I am not doctor tout va bienovich.  But a review in Sunday's Globe of The Sounds of Freedom: Marian Anderson, the Lincoln Memorial, and the Concert That Awakened America by Raymond Arsenault makes a tonic historical point. I know that many of our young readers (and some of our middle-aged readers, too) don't know who Marian Anderson was. She was an ear-riveting gospel singer and truly amazing operatic soprano (permitted on the stage of the Metropolitan Opera only near the beginning of her decline) who in 1939 was denied the rental of Constitution Hall which was owned by the Daughters of the American Revolution. Oh, yes, before I forget, Anderson was a Negro when "negro" was an advance on colored.

The D.A.R. was not, as we always knew, committed to the ultimate principles of our revolution but to the narrow and confining habits of racial disdain. In any case, Franklin D. Roosevelt heard about this travesty--or perhaps it was Eleanor--and offered Anderson's impresario, Sol Hurok, the Lincoln Memorial as a venue for the singer's concert.
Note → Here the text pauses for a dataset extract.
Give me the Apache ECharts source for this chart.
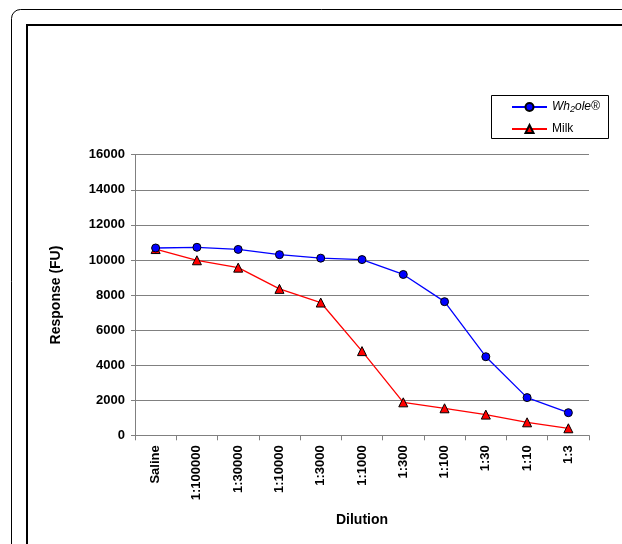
<!DOCTYPE html>
<html>
<head>
<meta charset="utf-8">
<script src="https://cdn.jsdelivr.net/npm/echarts@6/dist/echarts.min.js"></script>
<style>
html,body{margin:0;padding:0;background:#fff;}
#main{width:622px;height:544px;}
</style>
</head>
<body>
<div id="main"></div>
<script>
var categories = ['Saline','1:100000','1:30000','1:10000','1:3000','1:1000','1:300','1:100','1:30','1:10','1:3'];
var wholeValues = [10680, 10720, 10600, 10300, 10100, 10020, 9170, 7620, 4480, 2150, 1290];
var milkValues = [10620, 9980, 9560, 8350, 7570, 4800, 1880, 1540, 1180, 740, 400];
var yTicks = [0, 2000, 4000, 6000, 8000, 10000, 12000, 14000, 16000];

var chart = echarts.init(document.getElementById('main'), null, {renderer:'canvas'});
var font = 'Liberation Sans, Arial, sans-serif';
chart.setOption({
  animation: false,
  backgroundColor: '#fff',
  graphic: [
    {type:'rect', shape:{x:11.5, y:9.5, width:800, height:800, r:9}, style:{fill:'none', stroke:'#000', lineWidth:1}, z:0},
    {type:'rect', shape:{x:29, y:27, width:800, height:800}, style:{fill:'none', stroke:'#c8c8c8', lineWidth:2}, z:0},
    {type:'rect', shape:{x:27, y:25, width:800, height:800}, style:{fill:'#fff', stroke:'#000', lineWidth:2}, z:0},
    {type:'rect', shape:{x:491.5, y:95.5, width:117, height:43}, style:{fill:'#fff', stroke:'#000', lineWidth:1}, z:1}
  ],
  legend: {
    left: 506, top: 96, orient: 'vertical', itemGap: 9, itemWidth: 35, itemHeight: 10,
    data: [
      {name: 'whole'},
      {name: 'Milk'}
    ],
    formatter: function(n){ return n === 'whole' ? '{i|Wh}{s|2}{i|ole®}' : 'Milk'; },
    textStyle: {
      fontFamily: font, fontSize: 12, color: '#000',
      rich: {
        i: {fontStyle:'italic', fontFamily: font, fontSize: 12, color:'#000'},
        s: {fontStyle:'italic', fontFamily: font, fontSize: 9, color:'#000', verticalAlign:'bottom', padding:[5,0,0,0]}
      }
    }
  },
  grid: {left: 135, right: 33, top: 154.7, bottom: 108.7},
  xAxis: {
    type: 'category', data: categories,
    name: 'Dilution', nameLocation: 'middle', nameGap: 78,
    nameTextStyle: {fontFamily: font, fontSize: 14, fontWeight:'bold', color:'#000'},
    axisLine: {lineStyle:{color:'#808080', width:1}},
    axisTick: {show:true, length:5, lineStyle:{color:'#808080'}},
    axisLabel: {rotate: 90, fontFamily: font, fontSize: 13, fontWeight: 'bold', color:'#000', margin: 10, interval: 0}
  },
  yAxis: {
    type: 'value', min: 0, max: 16000, interval: 2000,
    name: 'Response (FU)', nameLocation: 'middle', nameGap: 72, nameRotate: 90,
    nameTextStyle: {fontFamily: font, fontSize: 14, fontWeight:'bold', color:'#000'},
    axisLine: {show:true, lineStyle:{color:'#808080', width:1}},
    axisTick: {show:true, length:4, lineStyle:{color:'#808080'}},
    splitLine: {show:true, lineStyle:{color:'#808080', width:1}},
    axisLabel: {fontFamily: font, fontSize: 13, fontWeight: 'bold', color:'#000', margin: 10,
      formatter: function(v){ return yTicks.indexOf(v) >= 0 ? String(v) : ''; }}
  },
  series: [
    {name:'whole', type:'line', data: wholeValues, symbol:'circle', symbolSize: 8,
     lineStyle:{color:'#0000ff', width:1.3}, itemStyle:{color:'#0000ff', borderColor:'#000', borderWidth:1}, z:3},
    {name:'Milk', type:'line', data: milkValues, symbol:'triangle', symbolSize: 9,
     lineStyle:{color:'#ff0000', width:1.3}, itemStyle:{color:'#ff0000', borderColor:'#000', borderWidth:1}, z:2}
  ]
});
</script>
</body>
</html>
It is seventy years now since Marian Anderson sang to a mixed crowd on the Washington Mall. Close to that anniversary, the American people marked the first hundred days of Barack Obama's presidency which, of course, was inaugurated on that very mall. History crawls slowly, and its achievements never come fast enough. But, on reflection and even accounting for the bravery and pain experienced in the civil rights struggle, the journey to the end, which is also the journey to the beginning, was not so long.